→ **Stated goal**:
Without the pictures, print the lines running from the beginning of the material to the line containing "ax = fig.add_axes([0.181, 0.1495, 0.777, 0.7665])", both ends included.

→ **Working data**:
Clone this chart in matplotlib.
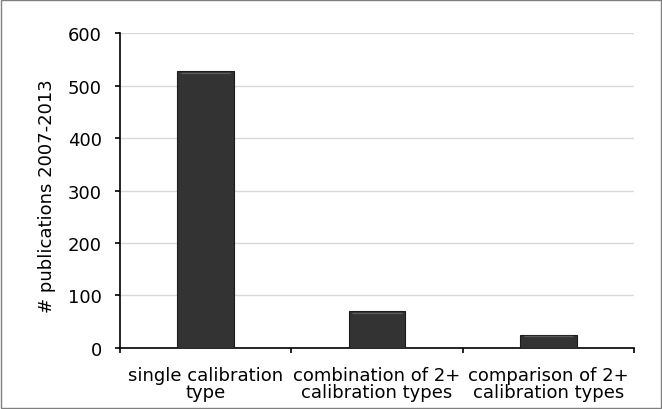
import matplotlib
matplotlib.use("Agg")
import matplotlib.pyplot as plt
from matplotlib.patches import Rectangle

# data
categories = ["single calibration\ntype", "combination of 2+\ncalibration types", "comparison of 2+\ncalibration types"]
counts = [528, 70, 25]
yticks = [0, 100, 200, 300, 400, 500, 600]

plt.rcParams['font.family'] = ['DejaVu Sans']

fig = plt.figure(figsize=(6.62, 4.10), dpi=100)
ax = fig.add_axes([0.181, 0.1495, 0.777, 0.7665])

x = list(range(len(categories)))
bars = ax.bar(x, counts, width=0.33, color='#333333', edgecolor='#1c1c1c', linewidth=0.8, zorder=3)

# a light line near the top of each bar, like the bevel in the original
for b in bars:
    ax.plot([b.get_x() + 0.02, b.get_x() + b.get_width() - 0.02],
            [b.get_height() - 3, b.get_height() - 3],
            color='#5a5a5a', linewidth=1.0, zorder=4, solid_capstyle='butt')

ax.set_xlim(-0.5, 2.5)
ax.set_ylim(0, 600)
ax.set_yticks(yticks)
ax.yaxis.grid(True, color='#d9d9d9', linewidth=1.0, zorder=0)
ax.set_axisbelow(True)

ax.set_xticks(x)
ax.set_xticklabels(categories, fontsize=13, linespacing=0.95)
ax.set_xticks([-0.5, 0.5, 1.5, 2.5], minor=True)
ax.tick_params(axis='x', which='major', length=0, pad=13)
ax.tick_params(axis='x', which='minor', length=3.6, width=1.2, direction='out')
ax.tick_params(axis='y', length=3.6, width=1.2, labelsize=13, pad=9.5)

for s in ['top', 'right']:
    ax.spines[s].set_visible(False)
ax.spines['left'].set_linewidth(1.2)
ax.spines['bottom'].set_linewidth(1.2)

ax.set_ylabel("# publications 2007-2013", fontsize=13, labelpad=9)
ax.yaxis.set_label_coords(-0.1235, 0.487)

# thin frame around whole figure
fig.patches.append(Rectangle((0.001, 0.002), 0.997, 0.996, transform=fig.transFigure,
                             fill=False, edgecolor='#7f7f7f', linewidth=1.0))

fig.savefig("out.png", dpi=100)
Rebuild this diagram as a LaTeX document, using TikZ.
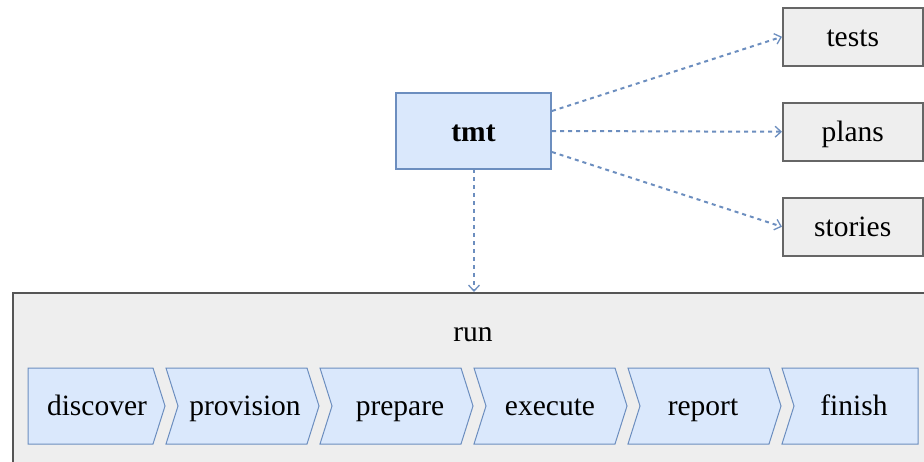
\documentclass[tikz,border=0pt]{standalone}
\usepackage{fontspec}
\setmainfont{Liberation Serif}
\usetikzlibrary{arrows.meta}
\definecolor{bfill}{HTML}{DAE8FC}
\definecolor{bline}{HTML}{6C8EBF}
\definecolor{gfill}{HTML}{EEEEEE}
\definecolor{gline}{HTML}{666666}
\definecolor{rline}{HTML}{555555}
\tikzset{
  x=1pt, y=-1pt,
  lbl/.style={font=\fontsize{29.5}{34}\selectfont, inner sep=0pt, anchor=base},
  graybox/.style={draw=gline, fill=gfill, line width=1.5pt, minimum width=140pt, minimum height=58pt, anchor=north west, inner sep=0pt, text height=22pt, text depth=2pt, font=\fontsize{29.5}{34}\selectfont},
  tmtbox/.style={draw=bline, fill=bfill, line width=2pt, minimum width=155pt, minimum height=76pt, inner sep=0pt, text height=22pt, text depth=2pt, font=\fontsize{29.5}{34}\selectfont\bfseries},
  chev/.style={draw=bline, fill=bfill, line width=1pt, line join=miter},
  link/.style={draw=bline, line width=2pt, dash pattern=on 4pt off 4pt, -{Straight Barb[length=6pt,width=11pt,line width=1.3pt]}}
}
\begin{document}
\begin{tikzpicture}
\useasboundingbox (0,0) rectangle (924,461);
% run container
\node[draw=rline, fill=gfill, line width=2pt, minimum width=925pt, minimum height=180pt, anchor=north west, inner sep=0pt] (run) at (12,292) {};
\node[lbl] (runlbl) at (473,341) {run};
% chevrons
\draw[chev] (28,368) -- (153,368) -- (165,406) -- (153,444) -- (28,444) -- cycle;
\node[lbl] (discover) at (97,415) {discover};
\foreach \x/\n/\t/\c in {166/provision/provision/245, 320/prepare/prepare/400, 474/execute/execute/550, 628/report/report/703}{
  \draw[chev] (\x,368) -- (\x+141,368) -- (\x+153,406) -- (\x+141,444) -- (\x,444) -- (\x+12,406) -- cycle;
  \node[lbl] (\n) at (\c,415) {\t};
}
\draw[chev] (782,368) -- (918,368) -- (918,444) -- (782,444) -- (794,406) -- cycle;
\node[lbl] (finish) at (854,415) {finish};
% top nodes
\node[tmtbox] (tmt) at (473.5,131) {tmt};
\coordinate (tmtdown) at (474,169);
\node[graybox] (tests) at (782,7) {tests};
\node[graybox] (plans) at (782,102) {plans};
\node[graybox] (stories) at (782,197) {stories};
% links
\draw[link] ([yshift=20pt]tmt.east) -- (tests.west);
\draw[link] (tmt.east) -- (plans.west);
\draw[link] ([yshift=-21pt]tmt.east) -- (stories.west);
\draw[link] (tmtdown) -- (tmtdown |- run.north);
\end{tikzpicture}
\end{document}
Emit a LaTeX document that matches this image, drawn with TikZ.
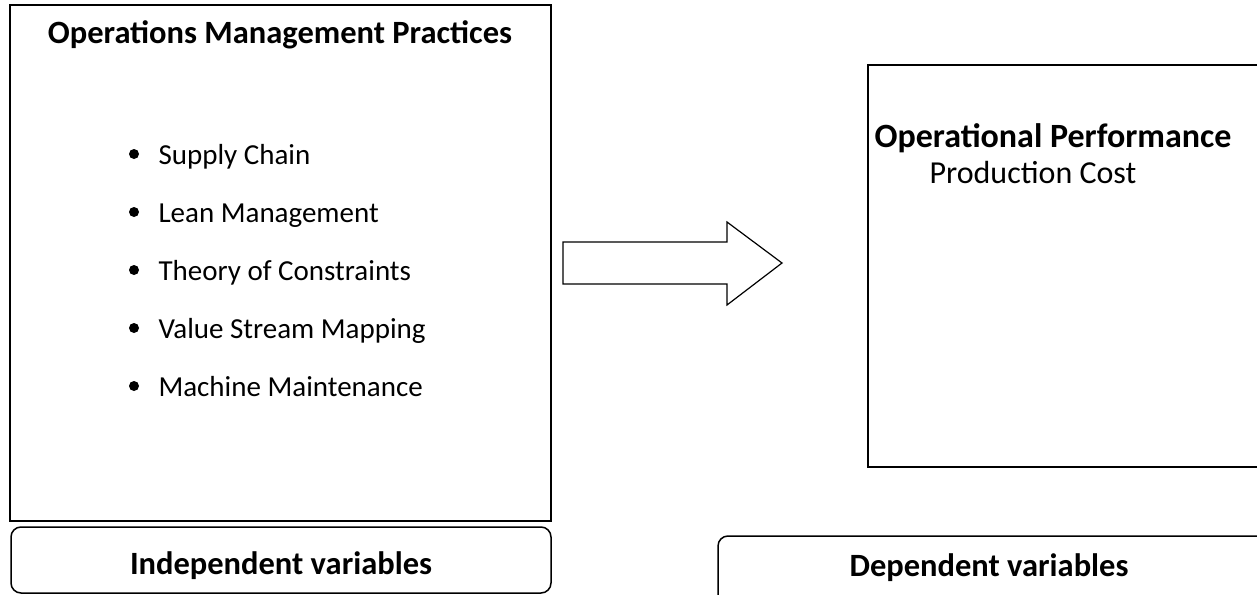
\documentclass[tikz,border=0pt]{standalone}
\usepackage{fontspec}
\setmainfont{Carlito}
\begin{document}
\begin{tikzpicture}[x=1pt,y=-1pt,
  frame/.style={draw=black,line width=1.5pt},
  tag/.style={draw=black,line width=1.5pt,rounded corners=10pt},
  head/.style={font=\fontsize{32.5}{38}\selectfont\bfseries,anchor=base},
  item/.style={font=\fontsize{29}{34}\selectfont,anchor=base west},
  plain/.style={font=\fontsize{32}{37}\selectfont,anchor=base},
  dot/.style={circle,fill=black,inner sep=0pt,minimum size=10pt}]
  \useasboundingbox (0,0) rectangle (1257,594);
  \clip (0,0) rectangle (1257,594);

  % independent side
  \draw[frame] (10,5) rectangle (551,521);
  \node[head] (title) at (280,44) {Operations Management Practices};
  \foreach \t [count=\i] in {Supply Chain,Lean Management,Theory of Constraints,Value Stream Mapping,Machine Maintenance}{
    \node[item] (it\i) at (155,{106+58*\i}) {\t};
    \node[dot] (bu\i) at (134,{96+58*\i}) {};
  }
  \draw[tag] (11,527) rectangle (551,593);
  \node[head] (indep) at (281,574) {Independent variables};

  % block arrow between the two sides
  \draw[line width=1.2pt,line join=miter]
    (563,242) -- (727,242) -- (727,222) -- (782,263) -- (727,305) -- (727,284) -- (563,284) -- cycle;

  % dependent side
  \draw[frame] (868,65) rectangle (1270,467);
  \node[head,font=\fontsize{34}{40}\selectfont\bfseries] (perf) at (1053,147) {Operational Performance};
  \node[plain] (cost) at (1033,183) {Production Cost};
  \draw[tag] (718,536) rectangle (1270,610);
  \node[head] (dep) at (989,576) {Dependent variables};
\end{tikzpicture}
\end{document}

→ **Worked solution**:
Clone this chart in matplotlib.
import matplotlib
matplotlib.use("Agg")
import matplotlib.pyplot as plt
from matplotlib.patches import Rectangle

# data
categories = ["single calibration\ntype", "combination of 2+\ncalibration types", "comparison of 2+\ncalibration types"]
counts = [528, 70, 25]
yticks = [0, 100, 200, 300, 400, 500, 600]

plt.rcParams['font.family'] = ['DejaVu Sans']

fig = plt.figure(figsize=(6.62, 4.10), dpi=100)
ax = fig.add_axes([0.181, 0.1495, 0.777, 0.7665])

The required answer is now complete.